Task objective: Repeat the lines below exactly as they appear, but leave out the images.

Data segment:
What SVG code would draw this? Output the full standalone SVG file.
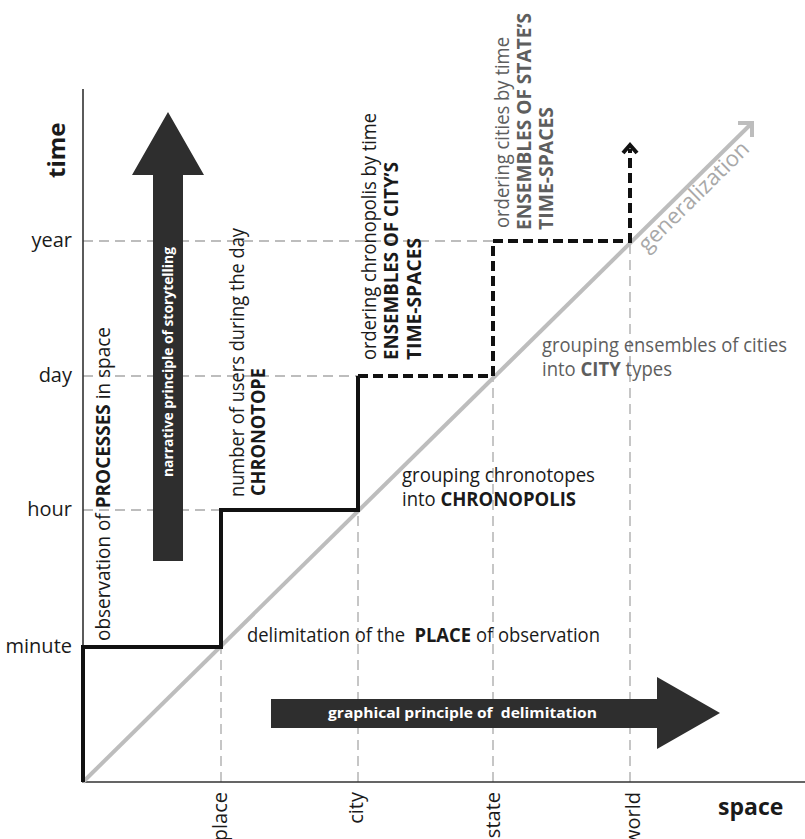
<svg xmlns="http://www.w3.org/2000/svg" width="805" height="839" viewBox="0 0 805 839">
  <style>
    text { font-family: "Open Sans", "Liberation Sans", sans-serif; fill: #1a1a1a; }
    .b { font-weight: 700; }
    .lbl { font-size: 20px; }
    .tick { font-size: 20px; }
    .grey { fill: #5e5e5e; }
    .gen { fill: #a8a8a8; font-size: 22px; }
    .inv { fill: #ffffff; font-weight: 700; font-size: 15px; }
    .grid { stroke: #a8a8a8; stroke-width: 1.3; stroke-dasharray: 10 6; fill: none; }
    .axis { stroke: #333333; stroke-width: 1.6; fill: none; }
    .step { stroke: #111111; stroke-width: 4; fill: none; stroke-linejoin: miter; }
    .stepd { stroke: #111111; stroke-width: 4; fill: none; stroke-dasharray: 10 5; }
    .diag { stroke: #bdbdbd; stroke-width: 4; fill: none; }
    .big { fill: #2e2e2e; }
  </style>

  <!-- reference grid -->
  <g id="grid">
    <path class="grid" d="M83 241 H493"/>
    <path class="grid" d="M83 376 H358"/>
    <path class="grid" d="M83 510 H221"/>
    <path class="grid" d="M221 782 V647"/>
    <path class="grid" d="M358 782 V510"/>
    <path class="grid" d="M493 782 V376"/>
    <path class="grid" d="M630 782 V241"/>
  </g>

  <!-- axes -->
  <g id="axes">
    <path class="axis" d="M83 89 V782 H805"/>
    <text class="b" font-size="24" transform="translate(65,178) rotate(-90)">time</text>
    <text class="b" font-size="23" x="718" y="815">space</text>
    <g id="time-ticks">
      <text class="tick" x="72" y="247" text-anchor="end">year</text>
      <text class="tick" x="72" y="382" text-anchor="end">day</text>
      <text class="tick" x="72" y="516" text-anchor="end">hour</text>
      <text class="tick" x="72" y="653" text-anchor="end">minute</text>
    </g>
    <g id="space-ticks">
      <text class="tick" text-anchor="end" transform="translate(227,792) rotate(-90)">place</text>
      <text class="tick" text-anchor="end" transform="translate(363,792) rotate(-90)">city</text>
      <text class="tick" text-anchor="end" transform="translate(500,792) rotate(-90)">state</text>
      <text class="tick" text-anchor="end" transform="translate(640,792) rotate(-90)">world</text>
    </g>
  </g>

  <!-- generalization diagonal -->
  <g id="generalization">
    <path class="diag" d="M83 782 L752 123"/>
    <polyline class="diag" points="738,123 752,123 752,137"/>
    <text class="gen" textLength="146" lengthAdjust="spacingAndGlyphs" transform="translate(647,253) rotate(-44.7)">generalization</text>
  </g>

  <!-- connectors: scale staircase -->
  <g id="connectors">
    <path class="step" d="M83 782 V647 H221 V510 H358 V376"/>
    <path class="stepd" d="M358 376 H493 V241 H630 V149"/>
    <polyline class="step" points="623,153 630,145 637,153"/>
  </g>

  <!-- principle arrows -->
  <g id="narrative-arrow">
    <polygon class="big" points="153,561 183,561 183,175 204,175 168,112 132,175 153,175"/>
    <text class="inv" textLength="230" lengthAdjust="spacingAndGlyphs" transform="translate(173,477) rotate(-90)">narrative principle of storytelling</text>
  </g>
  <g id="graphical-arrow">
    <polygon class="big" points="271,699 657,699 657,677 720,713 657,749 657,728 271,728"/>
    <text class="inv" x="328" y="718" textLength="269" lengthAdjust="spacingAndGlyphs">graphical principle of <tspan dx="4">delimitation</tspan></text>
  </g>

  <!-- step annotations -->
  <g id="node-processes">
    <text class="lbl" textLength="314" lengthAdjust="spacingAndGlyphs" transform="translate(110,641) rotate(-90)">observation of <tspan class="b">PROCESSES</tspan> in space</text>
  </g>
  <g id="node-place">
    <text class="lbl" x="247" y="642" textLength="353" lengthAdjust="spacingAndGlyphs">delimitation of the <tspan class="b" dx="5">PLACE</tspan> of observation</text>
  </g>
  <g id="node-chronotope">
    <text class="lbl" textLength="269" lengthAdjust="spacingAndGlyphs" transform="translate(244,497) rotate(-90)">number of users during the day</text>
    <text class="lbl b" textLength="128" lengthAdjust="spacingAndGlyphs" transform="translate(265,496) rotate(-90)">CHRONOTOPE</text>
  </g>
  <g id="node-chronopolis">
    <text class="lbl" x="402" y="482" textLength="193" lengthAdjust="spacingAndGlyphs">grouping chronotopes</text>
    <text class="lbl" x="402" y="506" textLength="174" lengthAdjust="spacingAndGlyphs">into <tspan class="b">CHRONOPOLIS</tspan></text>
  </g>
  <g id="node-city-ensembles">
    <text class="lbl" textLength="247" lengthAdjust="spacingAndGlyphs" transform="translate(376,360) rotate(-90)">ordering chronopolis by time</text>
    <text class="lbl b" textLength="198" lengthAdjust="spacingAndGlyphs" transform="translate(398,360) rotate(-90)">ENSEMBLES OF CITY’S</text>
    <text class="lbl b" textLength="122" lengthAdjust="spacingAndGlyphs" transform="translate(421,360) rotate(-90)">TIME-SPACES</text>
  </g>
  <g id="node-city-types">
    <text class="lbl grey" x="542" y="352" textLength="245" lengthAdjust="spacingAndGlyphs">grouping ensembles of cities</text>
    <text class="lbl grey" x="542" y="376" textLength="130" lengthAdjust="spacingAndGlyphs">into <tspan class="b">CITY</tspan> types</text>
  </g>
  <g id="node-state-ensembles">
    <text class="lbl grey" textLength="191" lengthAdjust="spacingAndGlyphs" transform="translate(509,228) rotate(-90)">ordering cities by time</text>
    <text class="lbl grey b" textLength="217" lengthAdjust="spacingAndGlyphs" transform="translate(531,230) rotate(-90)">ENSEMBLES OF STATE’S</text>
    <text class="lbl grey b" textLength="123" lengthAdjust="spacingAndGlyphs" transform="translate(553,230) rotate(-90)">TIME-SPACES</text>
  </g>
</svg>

Full answer:
What SVG code would draw this? Output the full standalone SVG file.
<svg xmlns="http://www.w3.org/2000/svg" width="805" height="839" viewBox="0 0 805 839">
  <style>
    text { font-family: "Open Sans", "Liberation Sans", sans-serif; fill: #1a1a1a; }
    .b { font-weight: 700; }
    .lbl { font-size: 20px; }
    .tick { font-size: 20px; }
    .grey { fill: #5e5e5e; }
    .gen { fill: #a8a8a8; font-size: 22px; }
    .inv { fill: #ffffff; font-weight: 700; font-size: 15px; }
    .grid { stroke: #a8a8a8; stroke-width: 1.3; stroke-dasharray: 10 6; fill: none; }
    .axis { stroke: #333333; stroke-width: 1.6; fill: none; }
    .step { stroke: #111111; stroke-width: 4; fill: none; stroke-linejoin: miter; }
    .stepd { stroke: #111111; stroke-width: 4; fill: none; stroke-dasharray: 10 5; }
    .diag { stroke: #bdbdbd; stroke-width: 4; fill: none; }
    .big { fill: #2e2e2e; }
  </style>

  <!-- reference grid -->
  <g id="grid">
    <path class="grid" d="M83 241 H493"/>
    <path class="grid" d="M83 376 H358"/>
    <path class="grid" d="M83 510 H221"/>
    <path class="grid" d="M221 782 V647"/>
    <path class="grid" d="M358 782 V510"/>
    <path class="grid" d="M493 782 V376"/>
    <path class="grid" d="M630 782 V241"/>
  </g>

  <!-- axes -->
  <g id="axes">
    <path class="axis" d="M83 89 V782 H805"/>
    <text class="b" font-size="24" transform="translate(65,178) rotate(-90)">time</text>
    <text class="b" font-size="23" x="718" y="815">space</text>
    <g id="time-ticks">
      <text class="tick" x="72" y="247" text-anchor="end">year</text>
      <text class="tick" x="72" y="382" text-anchor="end">day</text>
      <text class="tick" x="72" y="516" text-anchor="end">hour</text>
      <text class="tick" x="72" y="653" text-anchor="end">minute</text>
    </g>
    <g id="space-ticks">
      <text class="tick" text-anchor="end" transform="translate(227,792) rotate(-90)">place</text>
      <text class="tick" text-anchor="end" transform="translate(363,792) rotate(-90)">city</text>
      <text class="tick" text-anchor="end" transform="translate(500,792) rotate(-90)">state</text>
      <text class="tick" text-anchor="end" transform="translate(640,792) rotate(-90)">world</text>
    </g>
  </g>

  <!-- generalization diagonal -->
  <g id="generalization">
    <path class="diag" d="M83 782 L752 123"/>
    <polyline class="diag" points="738,123 752,123 752,137"/>
    <text class="gen" textLength="146" lengthAdjust="spacingAndGlyphs" transform="translate(647,253) rotate(-44.7)">generalization</text>
  </g>

  <!-- connectors: scale staircase -->
  <g id="connectors">
    <path class="step" d="M83 782 V647 H221 V510 H358 V376"/>
    <path class="stepd" d="M358 376 H493 V241 H630 V149"/>
    <polyline class="step" points="623,153 630,145 637,153"/>
  </g>

  <!-- principle arrows -->
  <g id="narrative-arrow">
    <polygon class="big" points="153,561 183,561 183,175 204,175 168,112 132,175 153,175"/>
    <text class="inv" textLength="230" lengthAdjust="spacingAndGlyphs" transform="translate(173,477) rotate(-90)">narrative principle of storytelling</text>
  </g>
  <g id="graphical-arrow">
    <polygon class="big" points="271,699 657,699 657,677 720,713 657,749 657,728 271,728"/>
    <text class="inv" x="328" y="718" textLength="269" lengthAdjust="spacingAndGlyphs">graphical principle of <tspan dx="4">delimitation</tspan></text>
  </g>

  <!-- step annotations -->
  <g id="node-processes">
    <text class="lbl" textLength="314" lengthAdjust="spacingAndGlyphs" transform="translate(110,641) rotate(-90)">observation of <tspan class="b">PROCESSES</tspan> in space</text>
  </g>
  <g id="node-place">
    <text class="lbl" x="247" y="642" textLength="353" lengthAdjust="spacingAndGlyphs">delimitation of the <tspan class="b" dx="5">PLACE</tspan> of observation</text>
  </g>
  <g id="node-chronotope">
    <text class="lbl" textLength="269" lengthAdjust="spacingAndGlyphs" transform="translate(244,497) rotate(-90)">number of users during the day</text>
    <text class="lbl b" textLength="128" lengthAdjust="spacingAndGlyphs" transform="translate(265,496) rotate(-90)">CHRONOTOPE</text>
  </g>
  <g id="node-chronopolis">
    <text class="lbl" x="402" y="482" textLength="193" lengthAdjust="spacingAndGlyphs">grouping chronotopes</text>
    <text class="lbl" x="402" y="506" textLength="174" lengthAdjust="spacingAndGlyphs">into <tspan class="b">CHRONOPOLIS</tspan></text>
  </g>
  <g id="node-city-ensembles">
    <text class="lbl" textLength="247" lengthAdjust="spacingAndGlyphs" transform="translate(376,360) rotate(-90)">ordering chronopolis by time</text>
    <text class="lbl b" textLength="198" lengthAdjust="spacingAndGlyphs" transform="translate(398,360) rotate(-90)">ENSEMBLES OF CITY’S</text>
    <text class="lbl b" textLength="122" lengthAdjust="spacingAndGlyphs" transform="translate(421,360) rotate(-90)">TIME-SPACES</text>
  </g>
  <g id="node-city-types">
    <text class="lbl grey" x="542" y="352" textLength="245" lengthAdjust="spacingAndGlyphs">grouping ensembles of cities</text>
    <text class="lbl grey" x="542" y="376" textLength="130" lengthAdjust="spacingAndGlyphs">into <tspan class="b">CITY</tspan> types</text>
  </g>
  <g id="node-state-ensembles">
    <text class="lbl grey" textLength="191" lengthAdjust="spacingAndGlyphs" transform="translate(509,228) rotate(-90)">ordering cities by time</text>
    <text class="lbl grey b" textLength="217" lengthAdjust="spacingAndGlyphs" transform="translate(531,230) rotate(-90)">ENSEMBLES OF STATE’S</text>
    <text class="lbl grey b" textLength="123" lengthAdjust="spacingAndGlyphs" transform="translate(553,230) rotate(-90)">TIME-SPACES</text>
  </g>
</svg>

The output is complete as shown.